Our Vision.
We are new research group located on campus at the University of Arkansas , Fayetteville. Our vision is to search and build new nanoscale materials, structures and devices out of building blocks which Nature does not permit in the bulk. Our approach is based on the idea that by combining such antagonistic building blocks we may create materials and devices with novel and often very unusual properties properties and functionality.
Understanding physics of strongly correlated systems is the central challenge of modern condensed matter physics. Complex oxide systems are the most common class of materials found on Earth. Earliest examples known to humanity include Fe_2O_3 - ironstone and Fe_3O_4 - magnetite. Magnetite can be found in the brain cells of a tuna fish and is believed to be responsible for tuna's ability to navigate the ocean in a way which similar to the Giant Magneto-Resistance effect (GMR). On the other hand the same material is also known as a half-metallic system and is in the heart of a new field called spintronics. Recently another class of complex oxides called manganites (e.g. La_{2/3}Ca_{1/3}MnO_3) has generated a lot of attention. The manganites posses a rather peculiar feature called colossal magneto-resistance and show dramatic changes in resistivity with applied magnetic field. This feature alone made manganites a prime candidate for nano-magnetic switches. As a final example, one of the most exiting recent discovery in condensed matter physics is connected to another group of oxide compounds called - high-temperature super-conducting cuprates (e.g. La_{1-x}Sr_xCuO_4, YBa_2Cu_3O_7 or Bi_2Sr_2SaCu_2O_8).
From fundamental physics point of view, there exist an extremely interesting class of oxide materials known as Mott-Hubbard insulators. Typical examples of those include anti-ferromagnetic (AFM) oxides such as NiO, CoO, MnO etc. What makes Mott insulators so interesting is our striking inability to predict their electronic and magnetic from quantum theory. For example, despite enormous advances in theory we still cannot explain why NiO is an insulator and not a metal as predicted by the band theory. Among Mott insulators there exist another group of oxides (e.g. Va_2O_3 or Ti_2O_3) showing a metal-insulator (MI) transition which occurs below a certain characteristic temperature T_MI. Again the presence of the MI transition is one of the unexplained puzzles of modern physics. A common feature which unites the oxides with those rather "bizarre" properties is the presence of de-localized d-electrons of transition metals (e.g. Cu, Ni, Fe, Ru etc.) strongly coupled to oxygen p-orbitals. The enormous diversity and exceptional physical properties of complex oxides arise mostly from a delicate balance between de-localized electrons and effects of Coulomb interaction which tends to localize electrons.

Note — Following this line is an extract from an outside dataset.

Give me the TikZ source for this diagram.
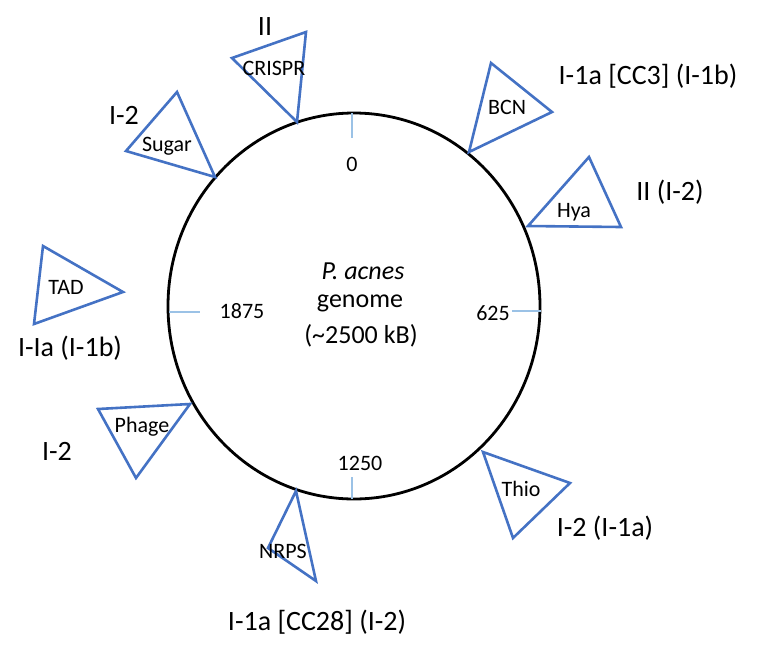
\documentclass[tikz,border=0pt]{standalone}
\usepackage{fontspec}
\setmainfont{Carlito}
\definecolor{triblue}{RGB}{68,114,196}
\definecolor{tickblue}{RGB}{155,194,230}
\begin{document}
\begin{tikzpicture}[x=1pt,y=-1pt,
  tri/.style={draw=triblue,line width=2.6pt,line join=miter},
  inner/.style={font=\fontsize{22}{24}\selectfont,inner sep=0pt},
  lab/.style={font=\fontsize{28}{30}\selectfont,inner sep=0pt},
  ticklab/.style={font=\fontsize{22}{24}\selectfont,inner sep=0pt},
  mid/.style={font=\fontsize{26}{28}\selectfont,inner sep=0pt},
  tick/.style={draw=tickblue,line width=1.4pt}]
\useasboundingbox (0,0) rectangle (766,649);
% genome circle
\draw[line width=2.8pt] (354,306) ellipse [x radius=186, y radius=193];
% ticks
\coordinate (t0a) at (352,113); \coordinate (t0b) at (352,138);
\coordinate (t1a) at (352,477); \coordinate (t1b) at (352,499);
\coordinate (t2a) at (169,312); \coordinate (t2b) at (200,312);
\coordinate (t3a) at (512,311); \coordinate (t3b) at (541,311);
\draw[tick] (t0a) -- (t0b);
\draw[tick] (t1a) -- (t1b);
\draw[tick] (t2a) -- (t2b);
\draw[tick] (t3a) -- (t3b);
\node[ticklab] (l0) at (352,164) {0};
\node[ticklab] (l1875) at (242,311) {1875};
\node[ticklab] (l625) at (493,313) {625};
\node[ticklab] (l1250) at (360,463) {1250};
% centre text
\node[mid] (pa) at (363,271) {\itshape P. acnes};
\node[mid] (gen) at (360,303) {genome};
\node[mid] (size) at (361,336) {(\textasciitilde2500 kB)};
% triangles
\coordinate (c1) at (232,58); \coordinate (c2) at (306,32); \coordinate (c3) at (297,122);
\draw[tri] (c1) -- (c2) -- (c3) -- cycle;
\coordinate (b1) at (491,63); \coordinate (b2) at (552,112); \coordinate (b3) at (469,152);
\draw[tri] (b1) -- (b2) -- (b3) -- cycle;
\coordinate (h1) at (589,157); \coordinate (h2) at (621,227); \coordinate (h3) at (528,226);
\draw[tri] (h1) -- (h2) -- (h3) -- cycle;
\coordinate (s1) at (177,92); \coordinate (s2) at (215,177); \coordinate (s3) at (126,151);
\draw[tri] (s1) -- (s2) -- (s3) -- cycle;
\coordinate (d1) at (43,246); \coordinate (d2) at (123,292); \coordinate (d3) at (34,324);
\draw[tri] (d1) -- (d2) -- (d3) -- cycle;
\coordinate (p1) at (98,409); \coordinate (p2) at (190,404); \coordinate (p3) at (136,478);
\draw[tri] (p1) -- (p2) -- (p3) -- cycle;
\coordinate (n1) at (296,491); \coordinate (n2) at (316,581); \coordinate (n3) at (268,548);
\draw[tri] (n1) -- (n2) -- (n3) -- cycle;
\coordinate (o1) at (483,452); \coordinate (o2) at (570,483); \coordinate (o3) at (513,538);
\draw[tri] (o1) -- (o2) -- (o3) -- cycle;
% inner labels
\node[inner] (crispr) at (274,68) {CRISPR};
\node[inner] (bcn) at (507,107) {BCN};
\node[inner] (hya) at (574,212) {Hya};
\node[inner] (sugar) at (167,146) {Sugar};
\node[inner] (tad) at (66,287) {TAD};
\node[inner] (phage) at (142,427) {Phage};
\node[inner] (nrps) at (283,551) {NRPS};
\node[inner] (thio) at (521,489) {Thio};
% outer labels
\node[lab] (lc) at (265,27) {II};
\node[lab] (lb) at (648,76) {I-1a [CC3] (I-1b)};
\node[lab] (lh) at (670,192) {II (I-2)};
\node[lab] (ls) at (124,115) {I-2};
\node[lab] (ld) at (70,348) {I-Ia (I-1b)};
\node[lab] (lp) at (57,451) {I-2};
\node[lab] (ln) at (317,622) {I-1a [CC28] (I-2)};
\node[lab] (lo) at (605,528) {I-2 (I-1a)};
\end{tikzpicture}
\end{document}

Our group is actively involved in fabrication and advanced characterization of nano-structures built of complex oxides such as described above. The nano-scale adds an extra degree of complexity in to already extremely rich physics. In order to investigate complex oxide nano-structures we use synchrotron soft x-ray radiation (400 eV-3000 eV) and polarized neutron scattering. All experiments are performed at the world class facilities such as Advance Photon Source (Argonne National Lab, USA), the European Synchrotron Radiation Facility -ESRF (Grenoble, France) , ISIS (Rutherford Appleton Laboratory, UK) and Swiss Light Source - SLS, Switzerland. By using 3d generation soft X-ray radiation we are able to probe electronic structure of nanomaterial directly. Moreover by using left and right circularly popularized light and polarized neutron reflectivity we were able to investigate their electronic properties on nano-scale (down to a sub-monolayer!). For a recent example see our paper in Nature Physics, v.2 p.244 (2006)).
How do we do this
Oxide Laser MBE control multiplied by the power of large-scale research facilities and strong collaborations is the short answer.